PROMPT:
Pick out every line with the word "this" and copy it.

DATA RECORDS:
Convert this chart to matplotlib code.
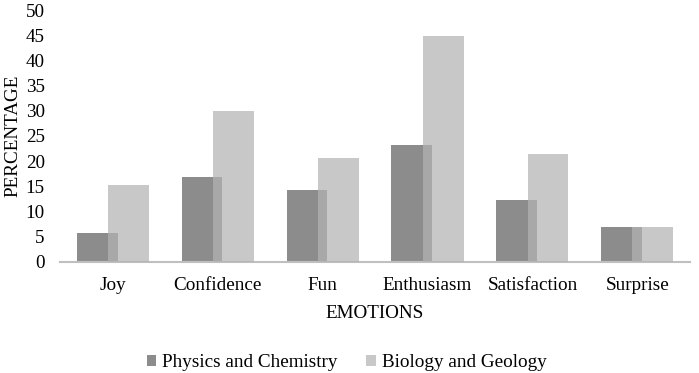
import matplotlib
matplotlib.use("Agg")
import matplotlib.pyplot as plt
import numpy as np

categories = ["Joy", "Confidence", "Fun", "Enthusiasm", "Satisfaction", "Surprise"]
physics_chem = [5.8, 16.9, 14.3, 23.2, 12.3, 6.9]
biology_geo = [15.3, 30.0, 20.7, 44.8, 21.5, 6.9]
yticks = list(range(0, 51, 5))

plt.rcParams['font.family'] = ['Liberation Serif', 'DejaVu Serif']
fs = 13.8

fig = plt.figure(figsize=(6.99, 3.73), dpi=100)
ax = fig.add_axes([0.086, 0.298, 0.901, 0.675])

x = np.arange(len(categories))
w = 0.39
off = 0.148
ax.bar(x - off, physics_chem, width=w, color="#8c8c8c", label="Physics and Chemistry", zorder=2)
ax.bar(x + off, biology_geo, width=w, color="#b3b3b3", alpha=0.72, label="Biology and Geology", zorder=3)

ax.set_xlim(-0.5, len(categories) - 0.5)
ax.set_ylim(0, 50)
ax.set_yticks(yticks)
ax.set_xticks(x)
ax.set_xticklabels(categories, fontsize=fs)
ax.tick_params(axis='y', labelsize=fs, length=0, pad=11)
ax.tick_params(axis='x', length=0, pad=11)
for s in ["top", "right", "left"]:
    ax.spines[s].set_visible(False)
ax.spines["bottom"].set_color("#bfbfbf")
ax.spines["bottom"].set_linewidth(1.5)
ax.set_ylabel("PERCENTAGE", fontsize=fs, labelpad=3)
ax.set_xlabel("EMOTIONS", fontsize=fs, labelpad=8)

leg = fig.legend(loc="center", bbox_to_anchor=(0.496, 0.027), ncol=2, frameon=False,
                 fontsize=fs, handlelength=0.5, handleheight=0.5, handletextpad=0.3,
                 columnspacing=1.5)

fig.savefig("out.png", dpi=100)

==

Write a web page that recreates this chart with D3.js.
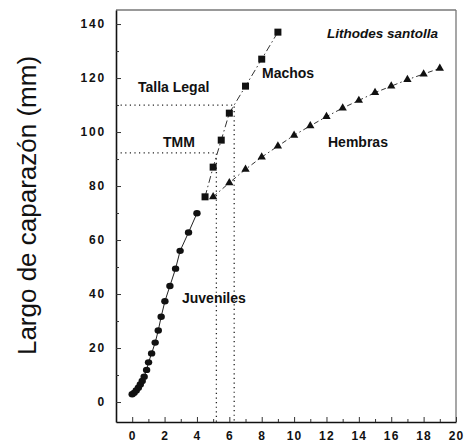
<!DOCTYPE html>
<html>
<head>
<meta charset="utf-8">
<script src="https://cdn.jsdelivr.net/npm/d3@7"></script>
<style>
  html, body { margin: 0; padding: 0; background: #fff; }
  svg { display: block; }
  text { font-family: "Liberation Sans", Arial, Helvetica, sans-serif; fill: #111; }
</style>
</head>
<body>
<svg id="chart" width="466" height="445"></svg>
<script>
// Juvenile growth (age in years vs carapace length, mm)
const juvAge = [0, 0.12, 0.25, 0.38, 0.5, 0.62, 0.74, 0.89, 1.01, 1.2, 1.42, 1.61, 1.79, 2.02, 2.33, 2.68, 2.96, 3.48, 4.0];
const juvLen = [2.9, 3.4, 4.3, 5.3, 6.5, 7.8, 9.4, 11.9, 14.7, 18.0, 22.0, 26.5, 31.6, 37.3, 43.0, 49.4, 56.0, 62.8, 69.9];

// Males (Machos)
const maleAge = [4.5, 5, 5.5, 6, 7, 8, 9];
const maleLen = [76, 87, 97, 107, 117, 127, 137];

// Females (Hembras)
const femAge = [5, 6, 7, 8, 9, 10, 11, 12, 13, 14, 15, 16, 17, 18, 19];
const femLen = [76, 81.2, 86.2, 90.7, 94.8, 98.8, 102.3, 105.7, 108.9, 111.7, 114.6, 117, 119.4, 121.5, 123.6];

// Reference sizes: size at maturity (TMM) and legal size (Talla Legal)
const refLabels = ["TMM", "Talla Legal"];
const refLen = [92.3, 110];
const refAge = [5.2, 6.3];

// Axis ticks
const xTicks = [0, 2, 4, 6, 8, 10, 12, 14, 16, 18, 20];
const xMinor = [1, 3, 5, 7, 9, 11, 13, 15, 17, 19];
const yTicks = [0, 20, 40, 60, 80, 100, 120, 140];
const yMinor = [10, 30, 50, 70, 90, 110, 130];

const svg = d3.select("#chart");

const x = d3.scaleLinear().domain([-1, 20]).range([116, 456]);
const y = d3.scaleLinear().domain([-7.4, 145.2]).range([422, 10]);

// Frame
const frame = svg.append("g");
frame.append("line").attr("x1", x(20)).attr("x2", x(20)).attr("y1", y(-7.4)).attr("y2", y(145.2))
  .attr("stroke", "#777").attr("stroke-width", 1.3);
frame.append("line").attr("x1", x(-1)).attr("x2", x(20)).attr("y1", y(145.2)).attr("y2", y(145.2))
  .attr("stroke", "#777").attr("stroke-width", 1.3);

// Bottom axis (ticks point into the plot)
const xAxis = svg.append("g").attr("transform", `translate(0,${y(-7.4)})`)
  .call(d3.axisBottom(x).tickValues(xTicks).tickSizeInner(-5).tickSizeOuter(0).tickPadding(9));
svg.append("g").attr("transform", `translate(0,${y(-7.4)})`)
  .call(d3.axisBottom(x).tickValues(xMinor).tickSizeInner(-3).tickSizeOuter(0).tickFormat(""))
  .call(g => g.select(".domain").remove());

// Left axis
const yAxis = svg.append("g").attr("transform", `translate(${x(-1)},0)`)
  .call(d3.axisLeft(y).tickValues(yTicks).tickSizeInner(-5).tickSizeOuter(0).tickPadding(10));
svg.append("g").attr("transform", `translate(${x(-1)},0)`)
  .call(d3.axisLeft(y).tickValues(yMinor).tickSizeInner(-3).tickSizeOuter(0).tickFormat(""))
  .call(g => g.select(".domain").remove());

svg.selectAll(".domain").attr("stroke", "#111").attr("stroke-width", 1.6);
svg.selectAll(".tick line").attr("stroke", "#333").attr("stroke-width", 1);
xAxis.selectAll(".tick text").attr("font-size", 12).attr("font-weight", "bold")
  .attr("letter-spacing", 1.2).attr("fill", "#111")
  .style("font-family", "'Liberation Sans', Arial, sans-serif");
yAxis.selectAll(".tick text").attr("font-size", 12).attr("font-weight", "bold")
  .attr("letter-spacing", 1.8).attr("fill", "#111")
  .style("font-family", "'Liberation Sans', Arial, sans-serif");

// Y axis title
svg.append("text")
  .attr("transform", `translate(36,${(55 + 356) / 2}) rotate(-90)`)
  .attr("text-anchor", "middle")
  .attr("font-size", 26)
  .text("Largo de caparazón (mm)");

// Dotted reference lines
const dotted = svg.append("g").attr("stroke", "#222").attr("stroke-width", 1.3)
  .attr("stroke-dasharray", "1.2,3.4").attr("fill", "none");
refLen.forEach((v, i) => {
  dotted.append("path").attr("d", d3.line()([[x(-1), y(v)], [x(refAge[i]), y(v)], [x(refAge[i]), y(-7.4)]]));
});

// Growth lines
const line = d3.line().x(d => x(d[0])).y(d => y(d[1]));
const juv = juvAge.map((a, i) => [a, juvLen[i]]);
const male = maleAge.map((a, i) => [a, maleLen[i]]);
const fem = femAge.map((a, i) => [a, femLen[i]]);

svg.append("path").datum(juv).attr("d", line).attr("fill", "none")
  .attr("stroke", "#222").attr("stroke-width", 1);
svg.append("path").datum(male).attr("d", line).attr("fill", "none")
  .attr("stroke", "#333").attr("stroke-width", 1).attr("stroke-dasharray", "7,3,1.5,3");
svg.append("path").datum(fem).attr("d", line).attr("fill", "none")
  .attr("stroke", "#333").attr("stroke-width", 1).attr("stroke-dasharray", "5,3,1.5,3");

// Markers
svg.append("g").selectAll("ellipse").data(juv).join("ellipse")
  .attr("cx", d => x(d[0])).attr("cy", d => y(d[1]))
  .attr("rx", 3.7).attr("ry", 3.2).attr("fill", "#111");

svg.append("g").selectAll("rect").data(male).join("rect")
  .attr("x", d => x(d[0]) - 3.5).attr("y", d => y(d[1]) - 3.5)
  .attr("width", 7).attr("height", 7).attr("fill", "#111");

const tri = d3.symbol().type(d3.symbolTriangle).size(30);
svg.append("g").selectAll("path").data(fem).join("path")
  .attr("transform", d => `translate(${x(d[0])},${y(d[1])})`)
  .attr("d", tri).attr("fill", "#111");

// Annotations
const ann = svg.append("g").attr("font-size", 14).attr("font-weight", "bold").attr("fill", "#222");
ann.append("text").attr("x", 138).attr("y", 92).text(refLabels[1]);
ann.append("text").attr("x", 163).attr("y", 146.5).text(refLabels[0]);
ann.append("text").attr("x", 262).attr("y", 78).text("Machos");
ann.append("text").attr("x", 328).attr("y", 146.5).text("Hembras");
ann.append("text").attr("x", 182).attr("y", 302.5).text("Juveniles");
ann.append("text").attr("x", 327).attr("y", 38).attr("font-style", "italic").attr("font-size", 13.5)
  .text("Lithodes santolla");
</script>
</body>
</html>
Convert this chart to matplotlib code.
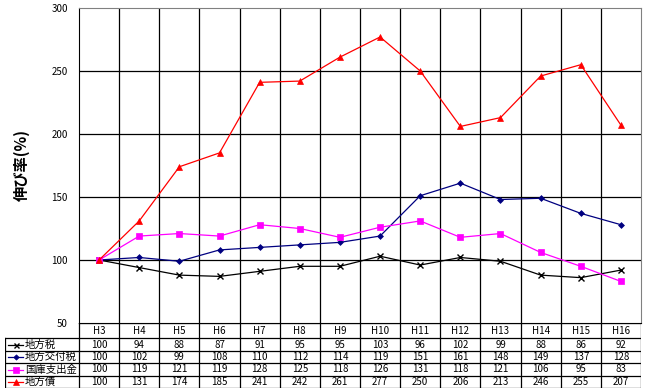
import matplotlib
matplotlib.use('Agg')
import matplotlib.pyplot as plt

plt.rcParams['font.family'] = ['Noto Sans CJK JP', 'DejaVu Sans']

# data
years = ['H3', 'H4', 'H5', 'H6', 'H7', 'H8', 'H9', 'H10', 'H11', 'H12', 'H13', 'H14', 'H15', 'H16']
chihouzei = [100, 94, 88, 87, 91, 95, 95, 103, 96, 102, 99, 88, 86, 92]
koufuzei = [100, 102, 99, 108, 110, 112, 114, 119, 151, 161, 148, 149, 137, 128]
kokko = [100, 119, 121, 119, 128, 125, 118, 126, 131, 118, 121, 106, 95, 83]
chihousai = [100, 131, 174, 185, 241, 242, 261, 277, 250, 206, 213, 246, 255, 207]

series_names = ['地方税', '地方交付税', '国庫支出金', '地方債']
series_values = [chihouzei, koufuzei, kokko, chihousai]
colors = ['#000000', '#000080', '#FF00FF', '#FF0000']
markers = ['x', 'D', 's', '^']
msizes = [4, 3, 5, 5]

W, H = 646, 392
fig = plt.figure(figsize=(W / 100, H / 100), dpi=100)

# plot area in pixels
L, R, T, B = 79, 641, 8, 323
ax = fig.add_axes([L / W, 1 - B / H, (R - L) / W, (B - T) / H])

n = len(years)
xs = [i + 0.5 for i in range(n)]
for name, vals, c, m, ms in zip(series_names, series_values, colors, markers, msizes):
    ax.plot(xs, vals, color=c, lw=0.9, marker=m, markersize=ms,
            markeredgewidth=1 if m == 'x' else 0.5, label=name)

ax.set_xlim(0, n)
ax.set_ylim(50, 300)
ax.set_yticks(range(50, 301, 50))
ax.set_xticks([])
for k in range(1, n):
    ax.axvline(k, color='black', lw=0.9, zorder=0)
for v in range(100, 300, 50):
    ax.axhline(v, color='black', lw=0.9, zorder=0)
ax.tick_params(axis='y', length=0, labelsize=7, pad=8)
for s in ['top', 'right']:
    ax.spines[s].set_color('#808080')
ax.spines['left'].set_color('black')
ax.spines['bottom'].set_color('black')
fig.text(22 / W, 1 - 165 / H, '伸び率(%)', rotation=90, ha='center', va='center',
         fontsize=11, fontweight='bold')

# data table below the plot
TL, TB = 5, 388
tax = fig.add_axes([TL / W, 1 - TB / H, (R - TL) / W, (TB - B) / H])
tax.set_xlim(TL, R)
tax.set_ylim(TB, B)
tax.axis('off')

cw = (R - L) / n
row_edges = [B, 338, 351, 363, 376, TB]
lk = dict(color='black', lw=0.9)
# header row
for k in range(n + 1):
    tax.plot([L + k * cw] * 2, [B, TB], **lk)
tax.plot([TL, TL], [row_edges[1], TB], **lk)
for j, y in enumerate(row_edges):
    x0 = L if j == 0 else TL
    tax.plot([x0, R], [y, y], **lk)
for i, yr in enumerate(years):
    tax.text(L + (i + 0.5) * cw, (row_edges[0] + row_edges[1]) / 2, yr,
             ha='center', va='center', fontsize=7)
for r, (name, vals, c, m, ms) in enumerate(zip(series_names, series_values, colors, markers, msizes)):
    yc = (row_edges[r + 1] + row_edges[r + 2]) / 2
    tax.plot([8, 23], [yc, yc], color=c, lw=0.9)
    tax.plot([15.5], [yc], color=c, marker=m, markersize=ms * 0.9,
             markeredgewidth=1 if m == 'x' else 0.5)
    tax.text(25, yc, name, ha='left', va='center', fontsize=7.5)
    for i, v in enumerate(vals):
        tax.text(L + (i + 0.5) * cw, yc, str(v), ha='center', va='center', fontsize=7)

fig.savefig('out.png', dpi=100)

* * *

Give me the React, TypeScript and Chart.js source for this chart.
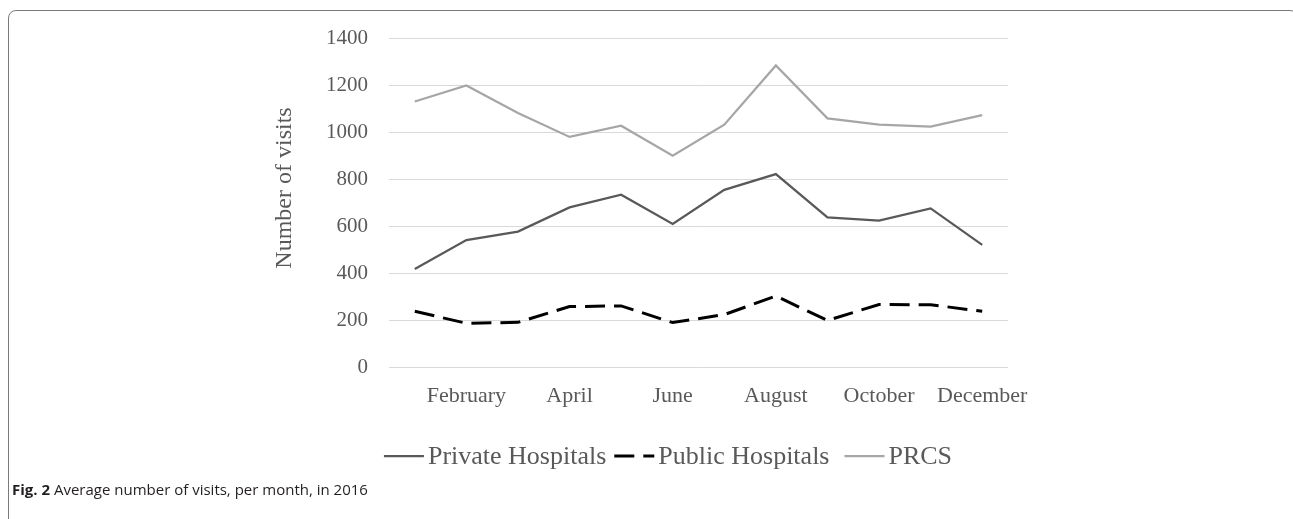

FULL OUTPUT:
Convert this chart to matplotlib code.
Write a web page that recreates this chart with D3.js.
Convert this chart to matplotlib code.
Give me the React, TypeScript and Chart.js source for this chart.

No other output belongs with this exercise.